Obter o selo foi um trabalho árduo. É preciso atender a 136 critérios, da redução da emissão de gases do efeito estufa ao bem-estar do animal. As fazendas recém-certificadas, quatro propriedades do grupo JD, ficam em Mato Grosso. Foi necessário mais de um ano de lição de casa antes de as áreas receberem o atestado. Para entender o nível de detalhe dos pedidos: o grupo precisou comprovar que a tinta usada nas embalagens da carne não contém chumbo, um componente tóxico. Chamou seus fornecedores, inclusive prestadores de serviços eventuais, para reuniões a fim de rever processos. Todos os funcionários - até o vizinho que ajuda vez ou outra no conserto das cercas - tiveram de ser contratados. Ninguém mais trabalha ali sem protetor auricular, luvas ou capacete, conforme a necessidade. No aspecto ambiental, foi preciso mostrar um plano de recuperação das matas ao redor das nascentes, além de programas de preservação. "A certificação antecipa os desejos dos clientes, hoje mais criteriosos em relação às práticas sociais e ambientais dos produtores", afirma Arnaldo Eijsink, presidente do grupo JD.
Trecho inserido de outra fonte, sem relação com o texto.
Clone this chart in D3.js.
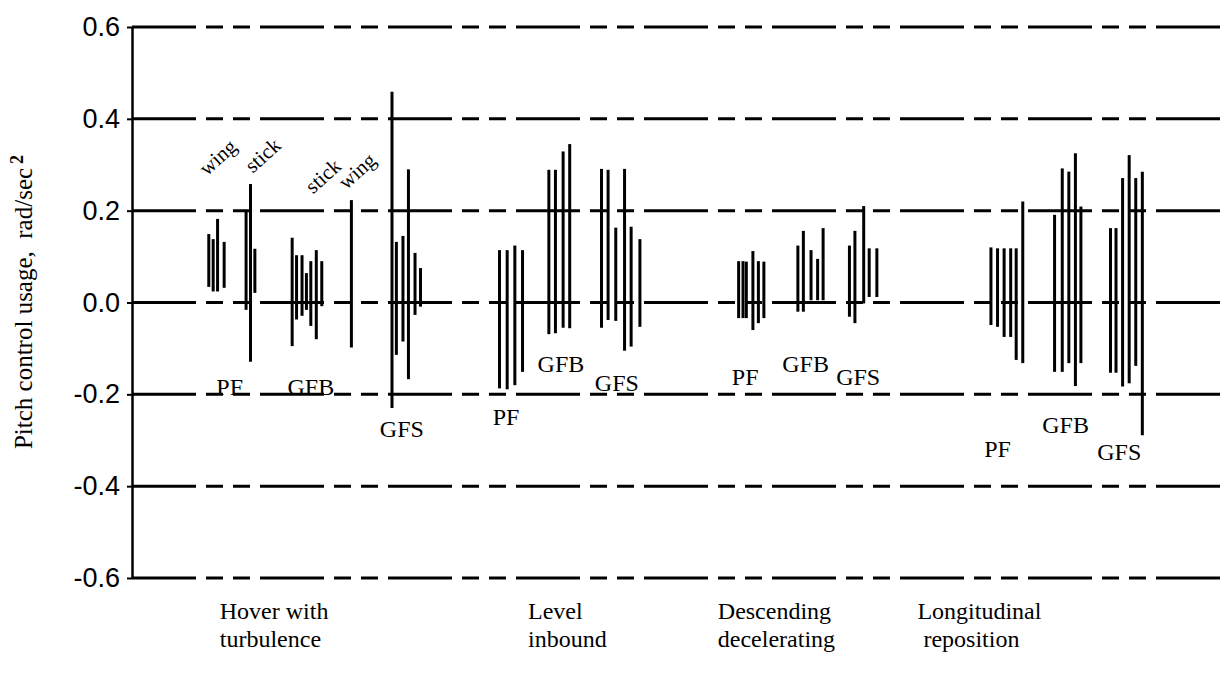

O selo da RAS existe desde 1992 e está hoje em mais de 250 mil fazendas em 33 países. São propriedades agrícolas que produzem 30 diferentes culturas, entre elas café e cacau. É a primeira vez no mundo que uma fazenda de pecuária recebe a certificação. "Já há outras propriedades interessadas", afirma Maurício Voivodic, secretário executivo do Instituto de Manejo e Certificação Florestal e Agrícola (Imaflora), pioneiro na certificação da madeira e único autorizado a emitir o selo da pecuária no Brasil. "A certificação mostra que é possível produzir com menos impacto e ainda ser recompensado por isso." No caso do café, o preço do produto aprovado pela RAS costuma ser entre 20% e 30% superior ao do mercado.
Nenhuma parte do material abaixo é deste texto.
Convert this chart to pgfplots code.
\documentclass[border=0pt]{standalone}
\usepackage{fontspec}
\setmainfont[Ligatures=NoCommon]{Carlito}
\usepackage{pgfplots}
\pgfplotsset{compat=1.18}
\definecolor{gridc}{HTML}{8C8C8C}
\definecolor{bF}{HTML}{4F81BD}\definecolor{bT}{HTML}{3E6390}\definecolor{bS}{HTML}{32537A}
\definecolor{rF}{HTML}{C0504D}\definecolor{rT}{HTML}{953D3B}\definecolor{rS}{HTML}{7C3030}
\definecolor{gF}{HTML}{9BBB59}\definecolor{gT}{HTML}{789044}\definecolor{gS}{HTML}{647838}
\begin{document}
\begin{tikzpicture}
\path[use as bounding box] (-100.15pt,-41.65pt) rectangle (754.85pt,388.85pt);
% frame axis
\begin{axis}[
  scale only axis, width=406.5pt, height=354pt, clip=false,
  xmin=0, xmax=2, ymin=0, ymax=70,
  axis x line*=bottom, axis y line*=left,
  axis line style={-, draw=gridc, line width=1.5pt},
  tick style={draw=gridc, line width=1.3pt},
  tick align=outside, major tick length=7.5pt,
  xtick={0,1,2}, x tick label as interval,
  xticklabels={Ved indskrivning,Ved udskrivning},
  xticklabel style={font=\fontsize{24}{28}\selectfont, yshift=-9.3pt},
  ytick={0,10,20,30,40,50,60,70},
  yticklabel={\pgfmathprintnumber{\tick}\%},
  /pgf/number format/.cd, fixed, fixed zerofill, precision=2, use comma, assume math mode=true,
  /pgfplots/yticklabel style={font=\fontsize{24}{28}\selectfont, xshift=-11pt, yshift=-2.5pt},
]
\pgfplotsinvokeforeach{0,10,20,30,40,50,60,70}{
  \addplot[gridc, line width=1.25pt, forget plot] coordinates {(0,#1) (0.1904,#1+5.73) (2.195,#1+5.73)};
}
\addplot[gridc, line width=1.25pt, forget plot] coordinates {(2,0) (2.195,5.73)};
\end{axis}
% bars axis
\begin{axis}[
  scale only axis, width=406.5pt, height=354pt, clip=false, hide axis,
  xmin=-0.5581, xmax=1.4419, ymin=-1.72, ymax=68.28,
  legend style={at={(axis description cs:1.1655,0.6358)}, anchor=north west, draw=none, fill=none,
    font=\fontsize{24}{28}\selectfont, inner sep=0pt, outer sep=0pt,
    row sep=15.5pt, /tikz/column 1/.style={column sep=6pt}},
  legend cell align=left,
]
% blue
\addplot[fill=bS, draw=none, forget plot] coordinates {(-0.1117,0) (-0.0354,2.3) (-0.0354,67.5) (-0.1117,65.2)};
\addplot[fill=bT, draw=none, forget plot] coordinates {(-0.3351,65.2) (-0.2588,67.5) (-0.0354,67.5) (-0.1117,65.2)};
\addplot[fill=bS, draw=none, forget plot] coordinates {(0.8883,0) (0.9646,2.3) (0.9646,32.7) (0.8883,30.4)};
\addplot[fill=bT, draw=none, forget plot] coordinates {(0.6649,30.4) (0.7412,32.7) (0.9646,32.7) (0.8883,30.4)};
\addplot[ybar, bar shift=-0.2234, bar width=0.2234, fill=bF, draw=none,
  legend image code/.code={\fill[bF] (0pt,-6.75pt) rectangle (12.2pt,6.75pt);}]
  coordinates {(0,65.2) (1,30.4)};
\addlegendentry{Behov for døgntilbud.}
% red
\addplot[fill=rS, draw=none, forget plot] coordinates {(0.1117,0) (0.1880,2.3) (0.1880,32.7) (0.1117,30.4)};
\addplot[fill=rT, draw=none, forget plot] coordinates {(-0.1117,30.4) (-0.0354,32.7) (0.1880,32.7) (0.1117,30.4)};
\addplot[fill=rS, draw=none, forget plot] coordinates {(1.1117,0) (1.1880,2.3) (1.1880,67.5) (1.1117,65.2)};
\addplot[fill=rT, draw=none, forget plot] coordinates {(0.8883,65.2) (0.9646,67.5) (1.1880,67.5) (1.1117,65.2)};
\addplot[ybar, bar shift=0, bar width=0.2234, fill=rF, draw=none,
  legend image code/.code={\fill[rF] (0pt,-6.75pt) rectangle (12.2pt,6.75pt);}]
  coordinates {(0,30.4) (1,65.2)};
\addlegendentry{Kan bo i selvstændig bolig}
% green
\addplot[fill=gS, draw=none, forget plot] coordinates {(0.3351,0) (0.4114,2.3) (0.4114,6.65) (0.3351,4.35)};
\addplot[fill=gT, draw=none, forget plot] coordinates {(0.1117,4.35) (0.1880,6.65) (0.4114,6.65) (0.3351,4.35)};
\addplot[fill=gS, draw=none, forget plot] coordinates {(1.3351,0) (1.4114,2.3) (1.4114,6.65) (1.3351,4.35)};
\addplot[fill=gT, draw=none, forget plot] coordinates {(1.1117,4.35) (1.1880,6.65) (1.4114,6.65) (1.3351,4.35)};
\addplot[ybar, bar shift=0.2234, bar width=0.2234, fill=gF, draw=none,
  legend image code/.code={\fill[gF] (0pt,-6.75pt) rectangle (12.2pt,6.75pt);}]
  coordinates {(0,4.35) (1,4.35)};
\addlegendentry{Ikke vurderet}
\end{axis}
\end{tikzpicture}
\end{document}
Um selo sozinho não acabará com as irregularidades da pecuária. Para que a carne chegue com identificação no rótulo até o consumidor final, os frigoríficos também devem se submeter às verificações. Há obstáculos. "Não temos a menor condição de certificar os frigoríficos antes de acabar com o abate clandestino, ainda comum em algumas regiões", afirma Salazar, da Abrafrigo. "Existe um nicho de mercado interessado nestes itens (certificados), mas o povão quer mesmo é pagar um preço menor." Eijsink, do grupo JD, recorre a uma metáfora rural para sustentar as vantagens da certificação. "O boi que chega primeiro ao rio é o que bebe água limpa. O que vem depois só encontra sujeira." Além da maior segurança na operação - imune a possíveis multas ambientais ou processos trabalhistas -, ele acredita que, a longo prazo, terá mais competitividade no mercado.
O namoro com a Gucci é um sinal.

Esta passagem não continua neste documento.